Traditional Manufacturing Methods
Manufacturing technical ceramic components can be achieved through different methods, including injection molding, die pressing, type casting or gel casting. Despite their usefulness for conventional technical ceramic production purposes, these techniques are associated with several limitations, such as high cost and extensive processing time requirements. These challenges are further complicated when users are interested in technical ceramics that exhibit more complex geometries, or interconnected holes, which is often impossible to achieve when molding techniques are employed.
In addition to the issues associated with the manufacturing processes, the creation of ceramic components is also associated with its own inherent effects as a result of the extreme hardness and brittleness of many ceramic materials. Tools that are required to cut ceramic materials during production can experience severe wear while also causing defects to the ceramic material, such as cracking.
3D Printing Technologies for Ceramics
The emergence of three-dimensional (3D) printing has provided a highly versatile tool for users seeking to produce highly complex and precise structures. During the 1990s, technical ceramic specialists have had the idea of integrating 3D printing technology into the production of their products. Since then, several different 3D printing technologies have been specifically developed for the manufacturing of technical ceramic materials including slurry-based, powder-based and bulk solid-based methods.

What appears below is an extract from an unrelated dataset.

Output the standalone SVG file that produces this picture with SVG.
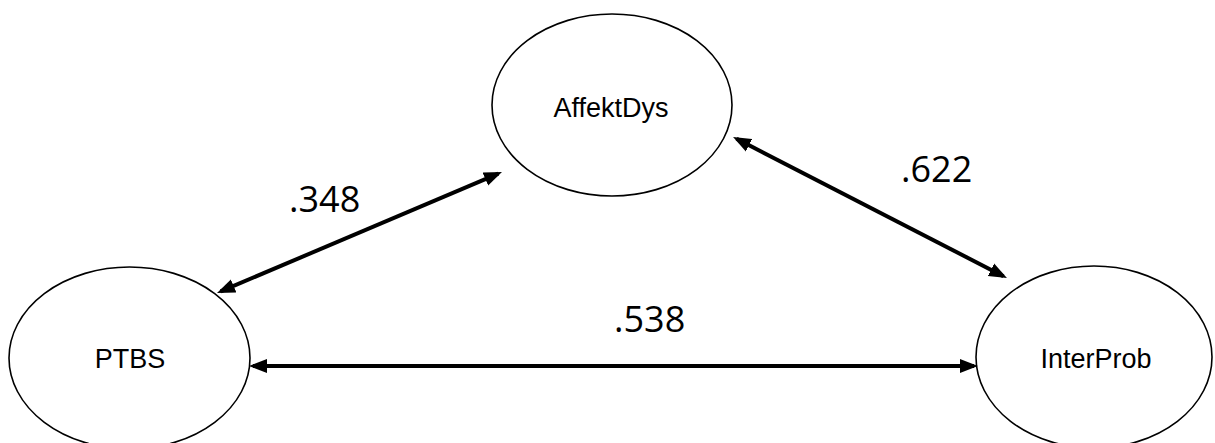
<svg xmlns="http://www.w3.org/2000/svg" width="1215" height="443" viewBox="0 0 1215 443">
  <style>
    .node { fill: #ffffff; stroke: #000000; stroke-width: 1.6; }
    .label { font-family: "Liberation Sans", Arial, sans-serif; font-size: 27px; fill: #000000; text-anchor: middle; }
    .edge { stroke: #000000; stroke-width: 4; fill: none; marker-start: url(#arrow); marker-end: url(#arrow); }
    .coef { font-family: "Open Sans", "Noto Sans", sans-serif; font-size: 36px; fill: #000000; }
  </style>
  <defs>
    <marker id="arrow" markerUnits="userSpaceOnUse" markerWidth="20" markerHeight="16" refX="14" refY="7" orient="auto-start-reverse" viewBox="0 0 20 14">
      <path d="M0,0 L18,7 L0,14 z" fill="#000000"/>
    </marker>
  </defs>
  <rect width="1215" height="443" fill="#ffffff"/>
  <g id="node-affektdys">
    <ellipse class="node" cx="612" cy="105" rx="120" ry="91"/>
    <text class="label" x="611" y="117">AffektDys</text>
  </g>
  <g id="node-ptbs">
    <ellipse class="node" cx="129.5" cy="358" rx="120.5" ry="91"/>
    <text class="label" x="130" y="368">PTBS</text>
  </g>
  <g id="node-interprob">
    <ellipse class="node" cx="1094" cy="357" rx="118" ry="91"/>
    <text class="label" x="1096" y="368">InterProb</text>
  </g>
  <g id="connectors">
    <line class="edge" x1="220.7" y1="291.4" x2="498.3" y2="173.6"/>
    <line class="edge" x1="736.6" y1="138.8" x2="1003.4" y2="276.2"/>
    <line class="edge" x1="253" y1="366" x2="974" y2="366"/>
    <text class="coef" x="289" y="212">.348</text>
    <text class="coef" x="901" y="182">.622</text>
    <text class="coef" x="614" y="332">.538</text>
  </g>
</svg>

Slurry-based 3D printing technology involves a feedstock, which is in the form of an ink or paste, depending upon the viscosity of the liquid system, that has been dispersed with fine ceramic particles. The slurry mixture is then 3D printed through a variety of processes including inkjet printing, extrusion, two-photon photopolymerization, stereolithography or digital light processing.
However, powder-based 3D printing technologies utilize a feedstock comprised of both powder beds and loose ceramic particles. The three most commonly employed powder-based techniques used to produce technical ceramics include three-dimensional printing (3DP), selective laser sintering (SLS) and selective laser melting (SLM).

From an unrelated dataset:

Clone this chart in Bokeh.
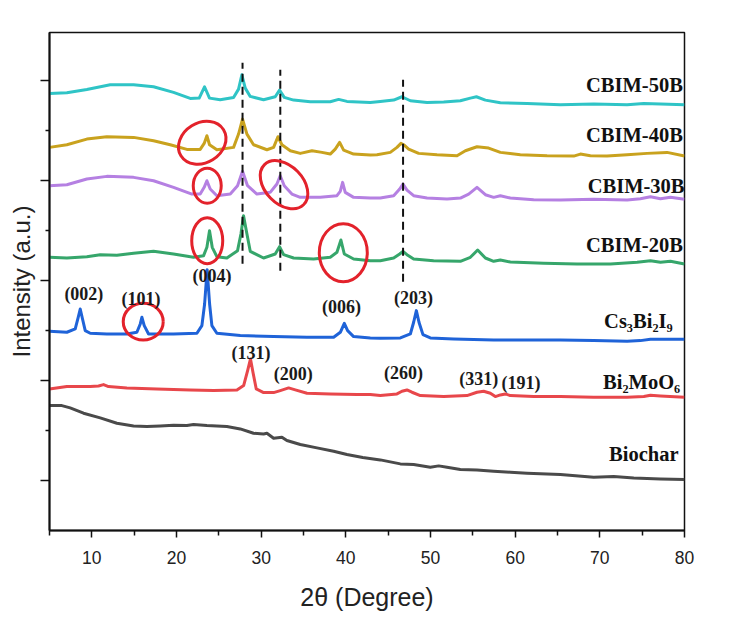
from bokeh.plotting import figure
from bokeh.models import Range1d, FixedTicker
from bokeh.embed import file_html
from bokeh.resources import INLINE
from bokeh.core.properties import value

# ---------------- data (2theta in degree, intensity in a.u., stacked) ----------------
tt_50B = [5.0, 7.05, 9.41, 12.17, 14.93, 17.29, 19.65, 21.62, 22.68, 23.31, 23.90, 25.16, 26.74, 27.33,
          27.72, 28.12, 28.71, 30.28, 31.66, 32.17, 32.73, 33.83, 35.80, 38.16, 39.15, 40.13, 42.89,
          44.07, 45.65, 46.63, 47.62, 49.59, 51.56, 53.53, 54.71, 55.42, 56.48, 58.25, 61.40, 65.34,
          69.28, 73.22, 75.19, 77.16, 80.0]
int_50B = [874.7, 876, 882.7, 892, 892, 888, 876.7, 864.7, 865.3, 888, 865.3, 862, 866.7, 883.3,
           912, 885.3, 868.7, 862, 868, 881.3, 866.7, 861.3, 858, 858, 862.7, 858.7, 856.7,
           858.7, 861.3, 868, 860, 856.7, 857.3, 860, 865.3, 868, 861.3, 856, 854.7, 852,
           853.3, 852, 854.7, 853.3, 852]

tt_40B = [5.0, 7.05, 9.41, 11.77, 14.93, 17.29, 19.26, 21.23, 22.80, 23.27, 23.59, 23.90, 24.77, 26.74,
          27.33, 27.80, 28.32, 29.10, 30.68, 31.47, 31.98, 32.45, 33.44, 34.62, 36.0, 37.18, 38.16,
          38.75, 39.27, 39.74, 40.92, 42.89, 43.68, 45.25, 46.04, 46.51, 46.83, 47.42, 48.60, 50.77,
          53.13, 54.12, 55.49, 56.87, 58.25, 60.61, 63.77, 66.92, 67.70, 68.89, 70.85, 73.22, 75.58,
          77.94, 80.0]
int_40B = [766.7, 772, 783.3, 788, 786.7, 780, 772, 762.7, 762.7, 774.7, 790, 772, 762, 766.7,
           793.3, 823.3, 793.3, 772, 762, 766.7, 788, 772, 760, 754.7, 760, 756.7, 753.3,
           763.3, 776.7, 761.3, 753.3, 751.3, 752, 756.7, 766.7, 774.7, 772, 763.3, 754.7, 752,
           750, 760, 768, 765.3, 756.7, 752, 750, 749.3, 753.3, 750, 749.3, 752, 754.7,
           756.7, 749.3]

tt_30B = [5.0, 7.05, 9.41, 11.77, 14.93, 17.29, 19.65, 21.82, 22.80, 23.27, 23.59, 23.98, 24.77, 26.35,
          27.21, 27.80, 28.39, 29.50, 31.07, 31.86, 32.25, 32.73, 33.63, 34.62, 36.98, 38.95, 39.34,
          39.62, 39.93, 40.92, 42.89, 44.07, 45.65, 46.36, 46.75, 47.22, 48.01, 49.59, 51.95, 53.53,
          54.51, 55.49, 56.48, 57.46, 58.25, 59.43, 62.19, 65.34, 69.28, 73.22, 74.79, 75.98, 77.16,
          78.34, 80.0]
int_30B = [690, 692, 703.3, 708.7, 706.7, 700, 686.7, 673.3, 673.3, 686.7, 700, 683.3, 670, 673.3,
           690, 718.7, 690, 673.3, 676.7, 693.3, 710, 690, 673.3, 666.7, 666.7, 670, 678.7,
           696.7, 676.7, 666.7, 665.3, 665.3, 670, 683.3, 693.3, 681.3, 670, 665.3, 663.3, 665.3,
           673.3, 686.7, 672, 666.7, 670, 665.3, 662, 661.3, 662.7, 661.3, 664, 668, 664,
           666.7, 662.7]

tt_20B = [5.0, 7.05, 9.41, 10.99, 12.96, 14.93, 17.29, 19.65, 22.01, 23.20, 23.59, 23.90, 24.22, 24.77,
          25.95, 27.21, 27.61, 27.92, 28.32, 28.71, 30.28, 31.66, 32.17, 32.65, 33.83, 36.19, 38.16,
          38.95, 39.42, 39.82, 40.92, 42.89, 44.07, 45.65, 46.36, 46.75, 47.22, 48.01, 50.37, 53.53,
          54.71, 55.57, 56.48, 57.46, 58.25, 59.43, 63.37, 67.31, 71.25, 74.40, 75.98, 77.16, 78.34,
          80.0]
int_20B = [546.7, 545.3, 548, 552, 550.7, 554.7, 558.7, 553.3, 546.7, 550, 566.7, 600, 566.7, 548,
           545.3, 560, 593.3, 630, 593.3, 558.7, 545.3, 553.3, 568, 552, 545.3, 543.3, 546.7,
           556.7, 581.3, 553.3, 543.3, 540, 540, 545.3, 553.3, 558.7, 552, 543.3, 540, 538.7,
           546.7, 561.3, 545.3, 538.7, 541.3, 537.3, 534.7, 533.3, 533.3, 536.7, 540, 536.7, 538.7,
           533.3]

tt_cbi = [5.0, 7.05, 8.04, 8.39, 8.63, 8.90, 9.22, 9.81, 11.78, 14.14, 15.32, 15.72, 15.91, 16.19,
          16.70, 19.65, 22.41, 23.0, 23.32, 23.62, 23.91, 24.18, 24.77, 27.53, 31.47, 35.41, 38.56,
          39.35, 39.82, 40.21, 40.92, 42.89, 44.07, 46.44, 47.62, 48.01, 48.33, 48.64, 49.11, 49.98,
          52.74, 57.46, 61.40, 65.34, 69.28, 73.22, 74.79, 75.98, 80.0]
int_cbi = [398.7, 396.7, 403.3, 426.7, 443.3, 423.3, 400, 394.7, 393.3, 393.3, 396.7, 413.3, 426.7, 410,
           393.3, 393.3, 394.7, 410, 453.3, 522, 453.3, 410, 394.7, 390, 388, 386.7, 386.7,
           396.7, 414.7, 400, 388, 385.3, 384.7, 385.3, 393.3, 416.7, 440, 416.7, 392, 385.3,
           383.3, 381.3, 381.3, 381.3, 380, 378.7, 380, 382.7, 382.7]

tt_bmo = [5.0, 7.05, 9.81, 10.79, 11.38, 11.97, 14.14, 17.68, 21.62, 24.38, 27.14, 27.93, 28.40, 28.74,
          29.03, 29.42, 30.29, 31.47, 32.26, 33.24, 34.03, 35.41, 38.17, 41.32, 42.89, 44.07, 46.04,
          46.63, 47.22, 47.81, 48.80, 51.56, 54.31, 55.49, 56.28, 57.07, 57.66, 58.25, 58.84, 59.43,
          62.19, 65.34, 69.28, 73.22, 75.19, 75.98, 77.16, 80.0]
int_bmo = [283.3, 288, 288, 289.3, 292, 288, 285.3, 283.3, 281.3, 280, 281.3, 290, 320, 343.3,
           316.7, 283.3, 276, 276, 280, 285.3, 281.3, 274.7, 273.3, 272, 272, 270, 273.3,
           278.7, 281.3, 276.7, 270, 268, 270, 276.7, 278.7, 274.7, 268, 271.3, 273.3, 270,
           268, 268, 266.7, 266.7, 268, 270.7, 269.3, 266.7]

tt_bc = [5.0, 6.46, 7.44, 9.02, 10.99, 12.96, 14.93, 16.50, 18.08, 19.65, 21.23, 22.01, 23.59, 25.95,
         27.53, 29.10, 30.29, 30.68, 31.47, 32.45, 33.04, 34.62, 36.59, 38.56, 40.13, 42.0, 44.07,
         46.44, 48.01, 49.98, 50.97, 51.95, 53.53, 55.49, 57.46, 59.43, 61.40, 65.34, 69.28, 71.64,
         74.01, 77.16, 80.0]
int_bc = [250, 250, 245.3, 234.7, 225.3, 214.7, 209.3, 208, 209.3, 210.7, 210, 212, 210, 208,
          203.3, 194.7, 193.3, 194.7, 184.7, 186.7, 180, 172, 165.3, 158.7, 152, 146, 141.3,
          133.3, 132, 126.7, 129.3, 126.7, 122, 121.3, 118.7, 116.7, 114.7, 112, 106.7, 108,
          105.3, 103.3, 102]

series_names = ["CBIM-50B", "CBIM-40B", "CBIM-30B", "CBIM-20B", "Cs₃Bi₂I₉", "Bi₂MoO₆", "Biochar"]
series_x = [tt_50B, tt_40B, tt_30B, tt_20B, tt_cbi, tt_bmo, tt_bc]
series_y = [int_50B, int_40B, int_30B, int_20B, int_cbi, int_bmo, int_bc]
label_x = [79.8, 79.8, 80.0, 79.8, 78.6, 79.5, 79.3]
label_y = [892, 792, 690, 572, 420, 298, 154]

hkl_text = ["(002)", "(101)", "(004)", "(006)", "(203)", "(131)", "(200)", "(260)", "(331)", "(191)"]
hkl_x = [9.06, 15.8, 24.2, 39.5, 48.0, 28.8, 33.8, 46.8, 55.7, 60.7]
hkl_y = [474, 463, 510, 447, 465, 355, 313, 315, 303, 295]

ref_x = [27.8, 32.26, 46.76]
ref_y0 = [534, 520, 498]
ref_y1 = [936, 922, 902]

mark_x = [23.04, 23.63, 32.7, 23.63, 39.7, 16.07]
mark_y = [776, 690, 692, 580, 556, 418]

x_ticks = [10, 20, 30, 40, 50, 60, 70, 80]
x_minor = [5, 15, 25, 35, 45, 55, 65, 75]
y_ticks = [100, 300, 500, 700, 900]
y_minor = [200, 400, 600, 800]

# ---------------- styles ----------------
colors = ["#2fc4c6", "#c9a21e", "#b580e2", "#36a66b", "#1f63d8", "#e8474b", "#4a4a4a"]
mark_w = [50, 28, 56, 31, 48, 40]
mark_h = [40, 35, 38, 46, 58, 37]
mark_angle = [0.55, 0.0, -0.8, 0.0, 0.0, 0.0]

p = figure(width=728, height=627, output_backend="svg", toolbar_location=None,
           x_range=Range1d(5, 80), y_range=Range1d(0, 996.6),
           min_border_left=49, min_border_right=44, min_border_top=32, min_border_bottom=97)
p.background_fill_color = "white"
p.border_fill_color = "white"
p.outline_line_color = "#111111"
p.outline_line_width = 1.5
p.xgrid.visible = False
p.ygrid.visible = False

for xs, ys, c in zip(series_x, series_y, colors):
    p.line(xs, ys, line_color=c, line_width=3, line_join="round")

p.segment(x0=ref_x, y0=ref_y0, x1=ref_x, y1=ref_y1, line_color="#111111",
          line_width=2, line_dash="8 5")

p.ellipse(x=mark_x, y=mark_y, width=mark_w, height=mark_h, angle=mark_angle,
          width_units="screen", height_units="screen",
          fill_alpha=0, line_color="#e3222b", line_width=3)

p.text(x=label_x, y=label_y, text=series_names, text_align="right", text_baseline="middle",
       text_font=value("Liberation Serif"), text_font_style="bold", text_font_size="20.5px",
       text_color="#111111")
p.text(x=hkl_x, y=hkl_y, text=hkl_text, text_align="center", text_baseline="middle",
       text_font=value("Liberation Serif"), text_font_style="bold", text_font_size="18px",
       text_color="#1a1a1a")

# axes
p.xaxis.ticker = FixedTicker(ticks=x_ticks, minor_ticks=x_minor)
p.yaxis.ticker = FixedTicker(ticks=y_ticks, minor_ticks=y_minor)
p.yaxis.major_label_overrides = {t: "" for t in y_ticks}
p.yaxis.major_label_standoff = 0
for ax in (p.xaxis, p.yaxis):
    ax.axis_line_width = 2
    ax.axis_line_color = "#111111"
    ax.major_tick_line_color = "#111111"
    ax.minor_tick_line_color = "#111111"
    ax.major_tick_line_width = 1.5
    ax.minor_tick_line_width = 1.5
    ax.major_tick_in = 0
    ax.minor_tick_in = 0
    ax.axis_label_text_font = "Liberation Sans"
    ax.axis_label_text_font_style = "normal"
    ax.axis_label_text_color = "#222222"
    ax.major_label_text_font = "Liberation Sans"
    ax.major_label_text_color = "#222222"
p.xaxis.major_tick_out = 7
p.xaxis.minor_tick_out = 5
p.yaxis.major_tick_out = 9
p.yaxis.minor_tick_out = 4
p.xaxis.major_label_text_font_size = "17.5px"
p.xaxis.major_label_standoff = 13
p.xaxis.axis_label = "2θ (Degree)"
p.xaxis.axis_label_text_font_size = "25px"
p.xaxis.axis_label_standoff = 16
p.yaxis.axis_label = "Intensity (a.u.)"
p.yaxis.axis_label_text_font_size = "24px"
p.yaxis.axis_label_standoff = 6

open("out.html", "w").write(file_html(p, INLINE))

Finally, bulk solid-based technologies used to produce technical ceramic materials include laminated object manufacturing (LOM) and fused deposition modelling (FDM).

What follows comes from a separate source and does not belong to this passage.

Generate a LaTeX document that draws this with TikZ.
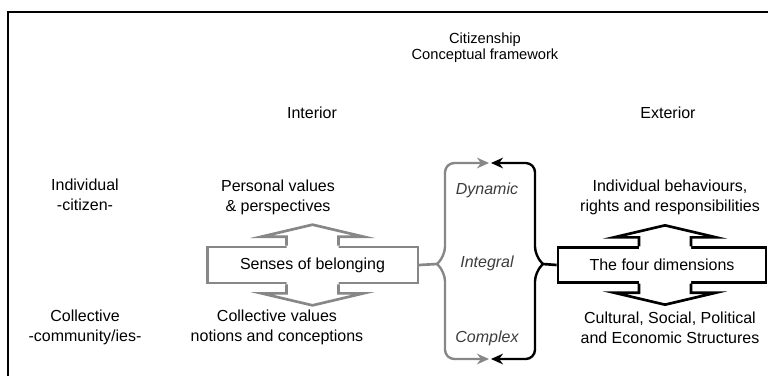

Innovative 3D Printed Technical Ceramics
Several companies around the world have recognized the significant advantages associated with utilizing 3D printing technology for the production of advanced ceramic products. The widespread utilization of 3D printing for ceramic production has become so successful that the industry is expected to generate up to $3.6 billion worldwide by the year 2028.
NanoE is one of the numerous companies that have successfully used 3D printing and its materials for the design, manufacturing and supply of technical ceramics to various industries. A recent development that NanoE has made to advance their 3D printed technical ceramics include Zetamix, which is a line of raw materials used for 3D printing purposes. Zetamix is a mixture of filaments that are primarily comprised of a ceramic or metal powder, with the remaining composition being made up of a polymer matrix. Zetamix is an incredibly versatile tool that can easily be used on any fused deposition modeling (FDM) 3D printer, which is the most widely used mode of 3D printing.
During printing of a Zetamix material, the filaments of the mixture are pushed through a heated nozzle creating the final product layer by layer. The high versatility of Zetamix is associated with several advantages for the production of technical ceramics, of which include low cost investment and a significant reduction in production time. Furthermore, Zetamix offers the ability of users to produce a wide range of fully dense materials that will not only supplement traditional ceramic production needs, but also advance the incorporation of this material into a much more diverse field of industrial applications.